Im Schatten solcher hohen Ideale stehen die praktischen Probleme des kirchlichen Lebens. Der Metropolit der griechisch-katholischen Kirche, Alexandru Todea in Blaj, muß dreihundert Seminaristen in drei Seminaren (Blaj, Cluj und

Oradea) unterbringen und auch die Professorenschaft dafür rekrutieren. Er selbst wird mit 78 Jahren die Professur für dogmatische Theologie übernehmen müssen. Die Katholiken können beim Aufbau der Seminare, bei der Pastoralarbeit, der Herstellung von Büchern und so weiter auf Hilfswerke der katholischen Kirche wie Kirche in Not/Ostpriesterhilfe rechnen, das auch schon beim Aufbau einer christlichen Druckerei in Alba Julia geholfen hat.

Die wichtigste Auseinandersetzung aber wird zwischen der griechisch-katholischen und der orthodoxen Kirche um die Kirchengüter zu führen sein. Todea fordert 72 (von zweitausend) Kirchen zurück. Und dies ist nicht ein Kampf um Immobilien, sondern um die Gemeinden selbst, wie ein Sprecher der Orthodoxen, Ion Sauca, hervorgehoben hat. Seiner Auffassung nach befinden sich die kirchlichen Güter im Besitz der jeweiligen Gemeinden, und die sind seit der Zwangsauflösung der Unierten Kirche im Jahre 1948 nun einmal orthodox. Die ursprüngliche Einheit des Ritus reicht nicht mehr für eine gemeinsame Nutzung der Kultstätten.

Todea fordert „restitutio in integrum”, das heißt die juristische Anerkennung des Enteignungsaktes, womit der Staat zum Handeln aufgefordert ist. Dieser müßte nach Todeas Rechtsauffassung die Güter uneingeschränkt zurückgeben, und erst dann könnte seine Kirche mit der pastoralen Arbeit beginnen. Während die orthodoxe Seite befürchtet, daß dann sehr viele Gemeinden zur Union zurückfänden, müssen die Unierten gerade fürchten, daß es nicht genügend sein könnten, waren sie doch rund 40 Jahre lang verboten.
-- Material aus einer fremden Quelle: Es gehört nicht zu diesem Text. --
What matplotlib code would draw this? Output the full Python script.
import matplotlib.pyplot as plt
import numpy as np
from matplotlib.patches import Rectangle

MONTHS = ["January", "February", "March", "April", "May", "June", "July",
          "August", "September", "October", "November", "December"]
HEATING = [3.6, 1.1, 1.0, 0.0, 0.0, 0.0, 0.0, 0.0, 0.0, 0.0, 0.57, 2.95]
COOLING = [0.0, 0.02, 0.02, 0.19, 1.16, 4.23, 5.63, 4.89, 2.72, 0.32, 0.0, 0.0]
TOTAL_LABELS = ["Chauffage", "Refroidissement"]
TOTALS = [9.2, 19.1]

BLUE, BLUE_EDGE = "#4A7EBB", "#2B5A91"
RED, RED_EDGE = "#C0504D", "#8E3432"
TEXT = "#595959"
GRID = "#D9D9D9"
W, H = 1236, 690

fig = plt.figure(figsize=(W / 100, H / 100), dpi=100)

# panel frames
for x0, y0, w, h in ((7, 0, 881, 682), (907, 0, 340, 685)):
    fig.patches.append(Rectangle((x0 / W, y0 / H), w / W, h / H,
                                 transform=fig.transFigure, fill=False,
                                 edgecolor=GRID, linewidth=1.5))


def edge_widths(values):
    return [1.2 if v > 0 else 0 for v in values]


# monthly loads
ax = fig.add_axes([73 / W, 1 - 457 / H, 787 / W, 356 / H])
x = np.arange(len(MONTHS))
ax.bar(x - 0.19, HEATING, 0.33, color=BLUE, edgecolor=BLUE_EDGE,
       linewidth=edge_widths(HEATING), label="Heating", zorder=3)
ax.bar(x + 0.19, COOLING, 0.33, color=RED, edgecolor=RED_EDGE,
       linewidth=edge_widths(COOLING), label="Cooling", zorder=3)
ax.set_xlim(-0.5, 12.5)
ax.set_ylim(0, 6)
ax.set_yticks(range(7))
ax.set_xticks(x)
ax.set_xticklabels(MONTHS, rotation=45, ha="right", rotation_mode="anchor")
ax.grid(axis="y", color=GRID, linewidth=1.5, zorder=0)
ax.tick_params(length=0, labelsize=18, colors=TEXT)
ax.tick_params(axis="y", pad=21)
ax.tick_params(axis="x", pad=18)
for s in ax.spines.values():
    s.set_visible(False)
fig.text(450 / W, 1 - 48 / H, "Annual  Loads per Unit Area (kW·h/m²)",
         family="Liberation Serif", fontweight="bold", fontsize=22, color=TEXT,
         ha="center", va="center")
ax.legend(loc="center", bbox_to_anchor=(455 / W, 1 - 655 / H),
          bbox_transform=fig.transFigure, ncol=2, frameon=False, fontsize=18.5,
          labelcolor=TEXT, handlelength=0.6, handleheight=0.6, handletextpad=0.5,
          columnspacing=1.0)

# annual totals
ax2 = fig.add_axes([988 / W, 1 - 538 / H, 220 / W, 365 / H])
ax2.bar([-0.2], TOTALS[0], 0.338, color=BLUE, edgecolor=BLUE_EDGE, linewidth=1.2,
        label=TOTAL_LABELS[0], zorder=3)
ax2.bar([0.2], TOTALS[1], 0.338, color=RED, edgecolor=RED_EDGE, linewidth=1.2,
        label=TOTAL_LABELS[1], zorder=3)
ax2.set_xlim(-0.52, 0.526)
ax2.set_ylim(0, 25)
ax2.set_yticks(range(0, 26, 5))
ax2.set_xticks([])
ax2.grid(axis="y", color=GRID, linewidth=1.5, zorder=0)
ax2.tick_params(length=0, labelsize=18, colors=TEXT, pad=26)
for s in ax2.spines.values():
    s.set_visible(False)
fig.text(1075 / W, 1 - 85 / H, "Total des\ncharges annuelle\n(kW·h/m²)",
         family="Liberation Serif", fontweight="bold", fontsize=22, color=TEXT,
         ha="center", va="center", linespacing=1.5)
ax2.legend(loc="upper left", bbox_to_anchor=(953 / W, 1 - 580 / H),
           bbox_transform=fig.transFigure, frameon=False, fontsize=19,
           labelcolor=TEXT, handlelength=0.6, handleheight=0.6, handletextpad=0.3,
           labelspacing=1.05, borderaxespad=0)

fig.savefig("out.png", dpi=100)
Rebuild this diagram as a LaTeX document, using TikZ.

Geheime Gottesdienste in privaten Zimmern, immer unter den Augen der allgegenwärtigen Securitate, waren bis 1989 der Regelfall. Der erst kürzlich in Bukarest eingeführte Nuntius des Vatikans, der Slowake John Bukowski, soll bereits Zusagen seitens Iliescus erhalten haben, aber das wäre nicht das erste Mal, und so wartet man auf die Erfüllung seines Versprechens.

Es sind die Katholiken, die den Witz erzählen, der Präsident habe gesagt: „Ich heiße Ion Iliescu, nicht Jos Iliescu!”. Der Ruf „Jos Iliescu!” (Nieder mit Iliescu!) ist auch ein Einfordern der Früchte der Revolution. Sogar Laszlo Tökes, der calvinistische Bischof, der damals die Proteste ausgelöst hatte, muß sich jetzt gegen Anfeindungen wehren.

Unterdessen hat Ioan Robu, der lateinische Bischof von Bukarest, gehandelt. Er hat den Unierten ein Kirchlein auf einem Grundbesitz seiner Diözese, das aber jahrzehntelang von den Orthodoxen benutzt worden war, zugewiesen, da es seit ein paar Monaten leer stand (dieses Grundstück war, mit dem ganzen umliegenden Viertel, zum Abriß für Ceausescus Paläste bestimmt). „Es hat dem Herrn gefallen”, meint Augustin Ciungan, der Pfarrer, „daß Ceausescu vorher fiel.”